I really appreciate you reading my work and leaving such a thoughtful comment.

Bren's avatar

Are you both saying Medicaid patients don’t deserve brand name care? Or that it should be equitable with Medicare? Hopefully the latter.

Carlos A. Arche, MD's avatar

Bren I want to thank you for pushing back on my original comment. I have to admit my lack of knowledge of how the Medicaid program actually works in this area and your comment made me look deeper into how the program actually works.

The Medicaid program provides broad prescription drug coverage, including brand-name drugs, with minimal out-of-pocket cost to enrollees. Federal law requires that pharmaceutical manufacturers pay rebates (that normally go to the prescription benefit management company) to Medicaid on all covered drugs, which means Medicaid actually negotiates significant price reductions from manufacturers as a condition of participation. The program is not simply paying full retail prices for brand-name drugs out of taxpayer funds, not even close.

The five brand-name drugs allowance reflects a state-specific policy that implemented or considered limits on the number of brand-name drugs that any Medicaid patient may receive per month. This was a cost-control measure, not a benefit expansion. Most states require the use of generics when available, unless the prescribing doctor documents medical need for a brand-name drug. Medicaid has consistently favored generics as strongly as commercial insurance, or more.

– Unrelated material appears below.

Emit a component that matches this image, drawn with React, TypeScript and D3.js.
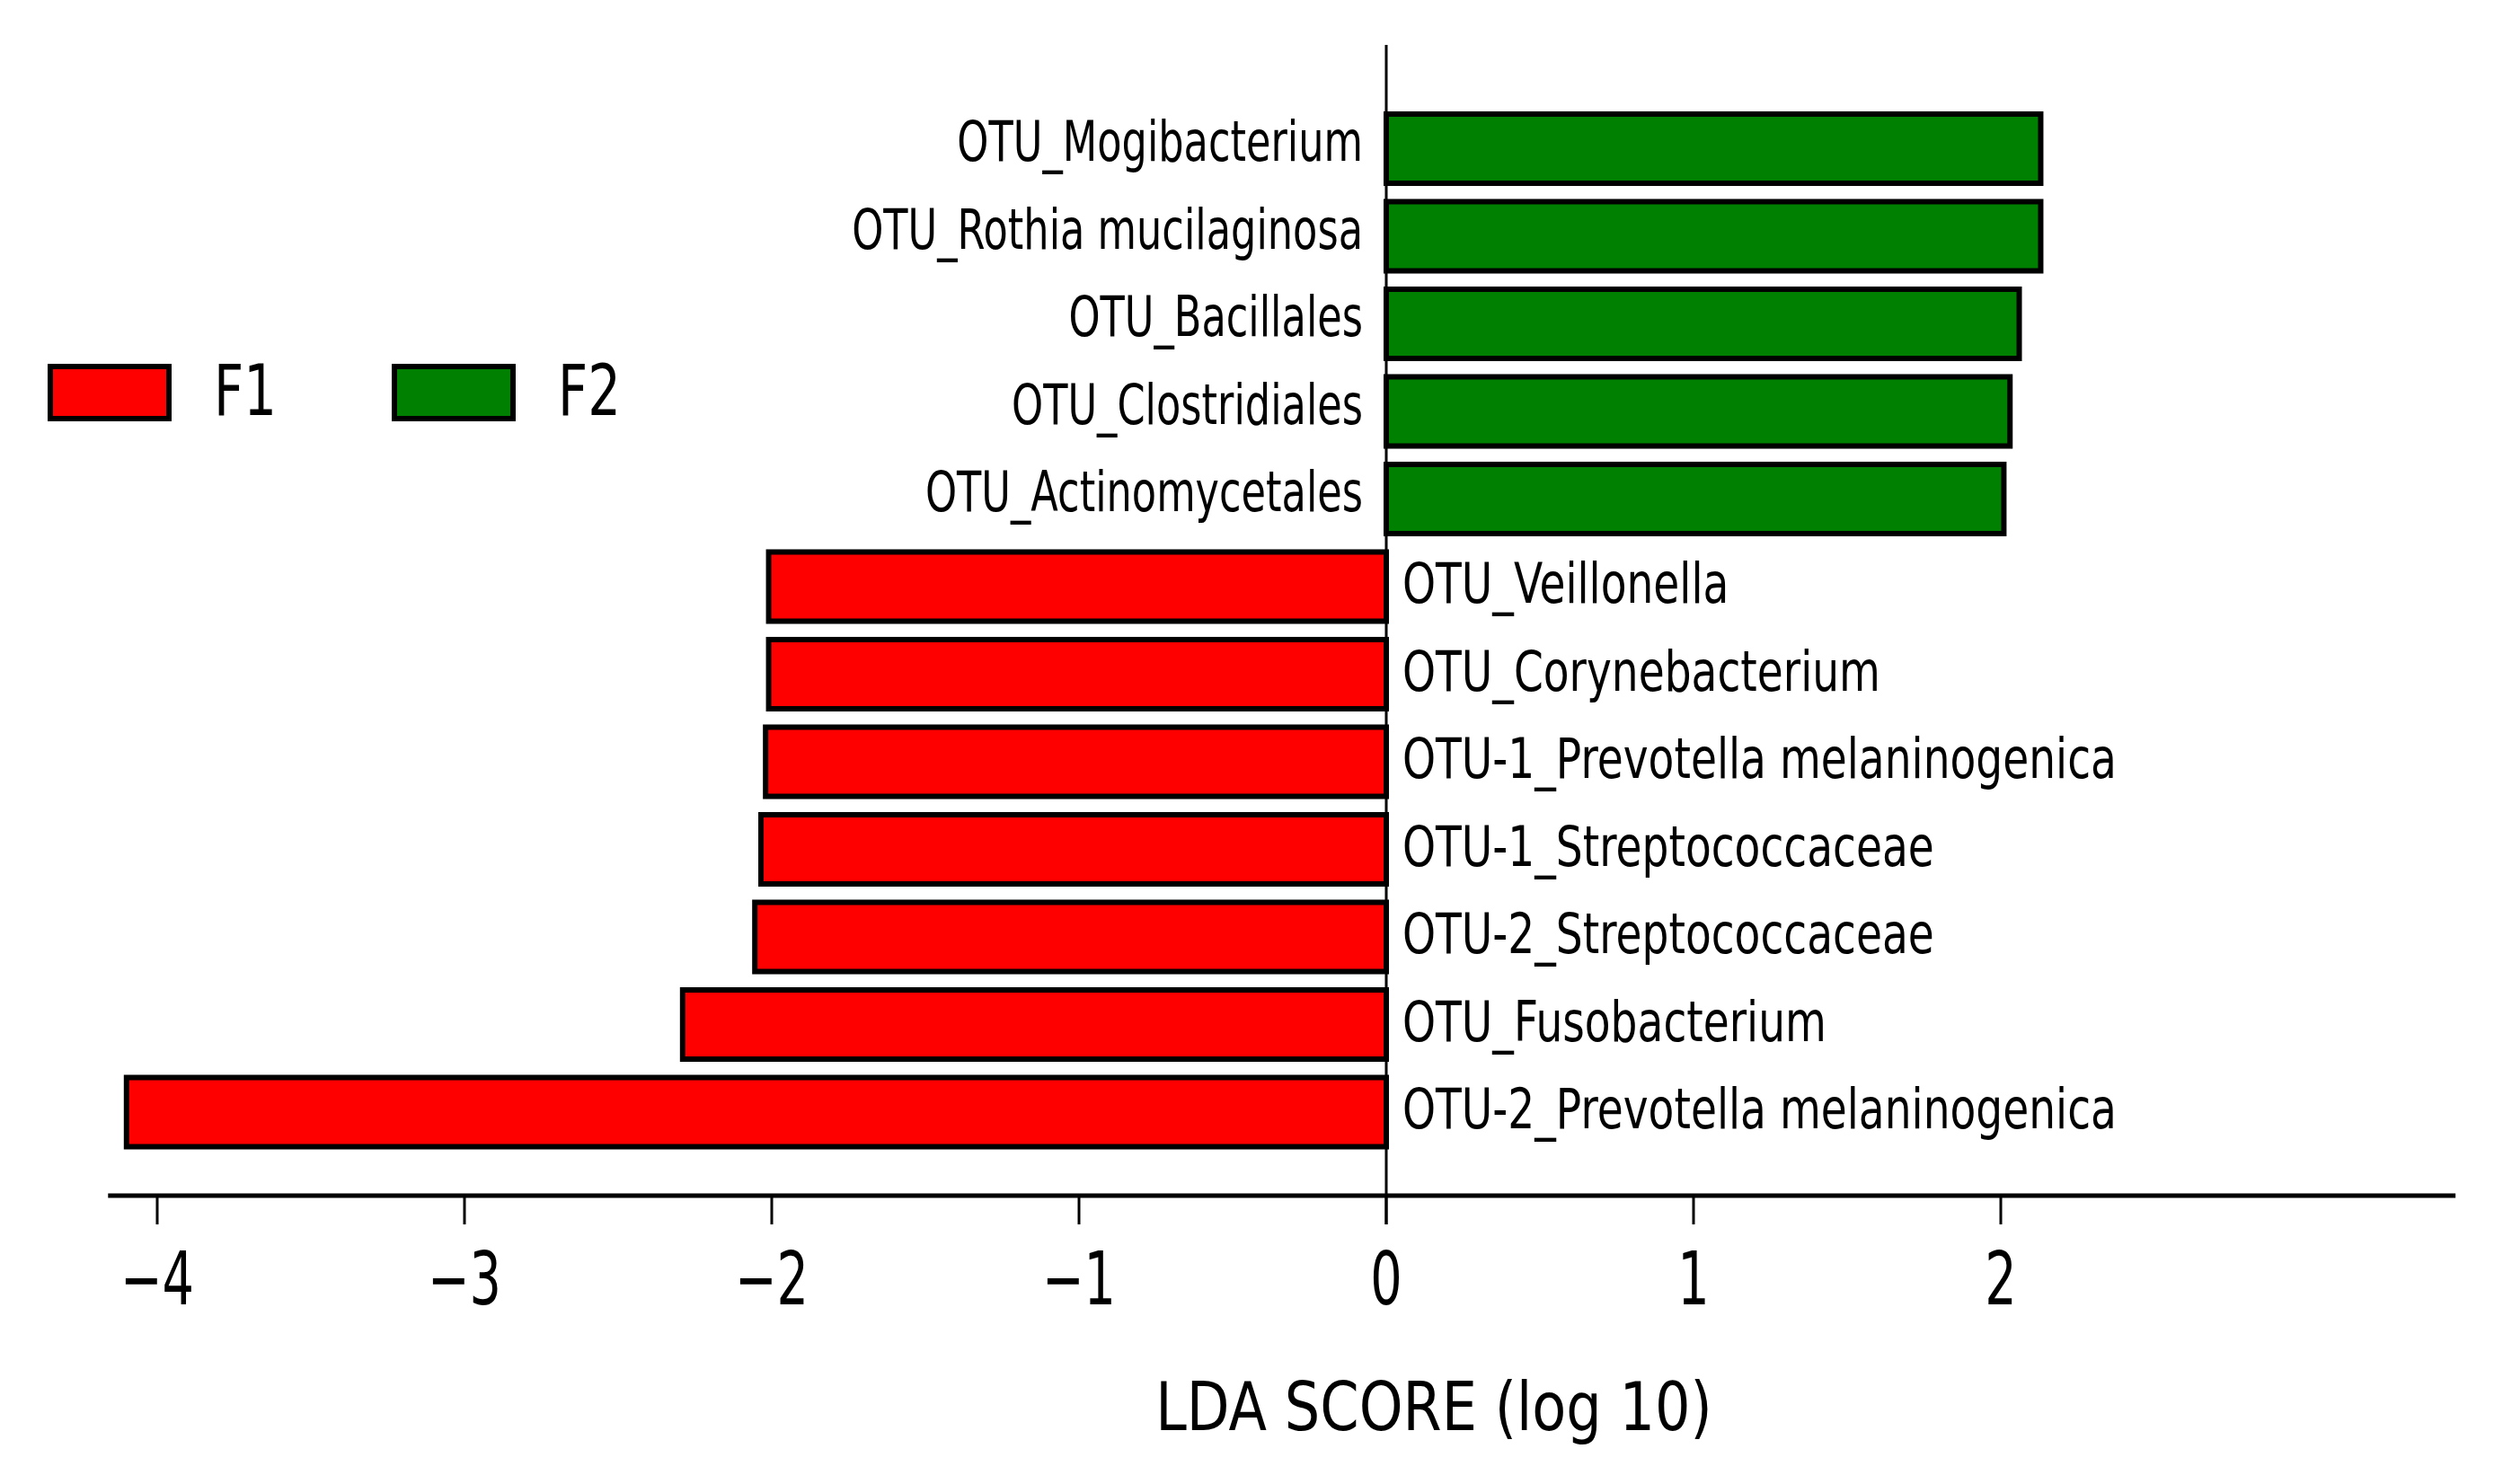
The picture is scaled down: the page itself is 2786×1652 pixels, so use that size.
import * as d3 from "d3";

const WIDTH = 2786;
const HEIGHT = 1652;

const features = [
  "OTU_Mogibacterium",
  "OTU_Rothia mucilaginosa",
  "OTU_Bacillales",
  "OTU_Clostridiales",
  "OTU_Actinomycetales",
  "OTU_Veillonella",
  "OTU_Corynebacterium",
  "OTU-1_Prevotella melaninogenica",
  "OTU-1_Streptococcaceae",
  "OTU-2_Streptococcaceae",
  "OTU_Fusobacterium",
  "OTU-2_Prevotella melaninogenica",
];
const groups = ["F2", "F2", "F2", "F2", "F2", "F1", "F1", "F1", "F1", "F1", "F1", "F1"];
const ldaScores = [2.13, 2.13, 2.06, 2.03, 2.01, -2.01, -2.01, -2.02, -2.035, -2.055, -2.29, -4.1];

const legendGroups = ["F1", "F2"];
const groupColors: Record<string, string> = { F1: "#ff0000", F2: "#008000" };
const xTicks = [-4, -3, -2, -1, 0, 1, 2];
const AXIS_MIN = -4.16;
const AXIS_MAX = 3.48;

const FONT = "'DejaVu Sans', sans-serif";

const App = () => {
  const x = d3.scaleLinear().domain([-4, 2]).range([175, 2227]);
  const y = d3.scaleBand<string>().domain(features).range([106.5, 1297]).padding(0.21);

  const x0 = x(0);
  const axisY = 1331;
  const fmt = (v: number) => (v < 0 ? "\u2212" + Math.abs(v) : String(v));

  return (
    <div>
      <style>{`body{margin:0}`}</style>
      <svg width={WIDTH} height={HEIGHT} style={{ display: "block", background: "#fff" }}>
        {/* bars */}
        {features.map((f, i) => {
          const v = ldaScores[i];
          return (
            <rect
              key={f}
              x={Math.min(x0, x(v))}
              y={y(f)}
              width={Math.abs(x(v) - x0)}
              height={y.bandwidth()}
              fill={groupColors[groups[i]]}
              stroke="#000"
              strokeWidth={6}
            />
          );
        })}

        {/* feature labels */}
        {features.map((f, i) => {
          const v = ldaScores[i];
          const cy = (y(f) ?? 0) + y.bandwidth() / 2 + (v > 0 ? 14 : 18);
          const lx = v > 0 ? x0 - 26 : x0 + 18;
          return (
            <text
              key={f + "-lab"}
              transform={`translate(${lx},${cy}) scale(${v > 0 ? 0.72 : 0.76},1)`}
              textAnchor={v > 0 ? "end" : "start"}
              fontFamily={FONT}
              fontSize={62}
              fill="#000"
            >
              {f}
            </text>
          );
        })}

        {/* zero line */}
        <line x1={x0} x2={x0} y1={50} y2={1363} stroke="#000" strokeWidth={3} />

        {/* x axis */}
        <line x1={x(AXIS_MIN)} x2={x(AXIS_MAX)} y1={axisY} y2={axisY} stroke="#000" strokeWidth={5} />
        {xTicks.map((t) => (
          <g key={t}>
            <line x1={x(t)} x2={x(t)} y1={axisY} y2={1363} stroke="#000" strokeWidth={3} />
            <text
              transform={`translate(${x(t)},1452) scale(0.68,1)`}
              textAnchor="middle"
              fontFamily={FONT}
              fontSize={82}
              fill="#000"
            >
              {fmt(t)}
            </text>
          </g>
        ))}
        <text
          transform={`translate(1596,1592) scale(0.84,1)`}
          textAnchor="middle"
          fontFamily={FONT}
          fontSize={74}
          fill="#000"
        >
          LDA SCORE (log 10)
        </text>

        {/* legend */}
        {legendGroups.map((g, i) => {
          const lx = 56 + i * 383;
          return (
            <g key={g}>
              <rect x={lx} y={408} width={132} height={58} fill={groupColors[g]} stroke="#000" strokeWidth={6} />
              <text
                transform={`translate(${lx + 182},462) scale(0.74,1)`}
                fontFamily={FONT}
                fontSize={78}
                fill="#000"
              >
                {g}
              </text>
            </g>
          );
        })}
      </svg>
    </div>
  );
};

export default App;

Medicare Part D is a private insurance program (not a part of federal Medicare program as currently designed) that enrollees pay premiums for, with formularies managed by private plan sponsors. As such, it operates under the rules of the private insurance market not the federal government.

So the truth is not what we initially suspected. The reality is that Medicaid participants get similar benefits as the rest of us: they are required to use generics and allowed brand name drugs where medically necessary. In fact, Medicaid beneficiaries actually have a limit on the maximum number of brand name drugs they are allowed per month, a limit the rest of us don’t have.

So now that I have actually done my research, I have to say I was wrong in my original agreement. Hopefully this will serve to clarify the issue for everyone.

Carlos A. Arche, MD's avatar

My position is that everyone needs to be treated equally.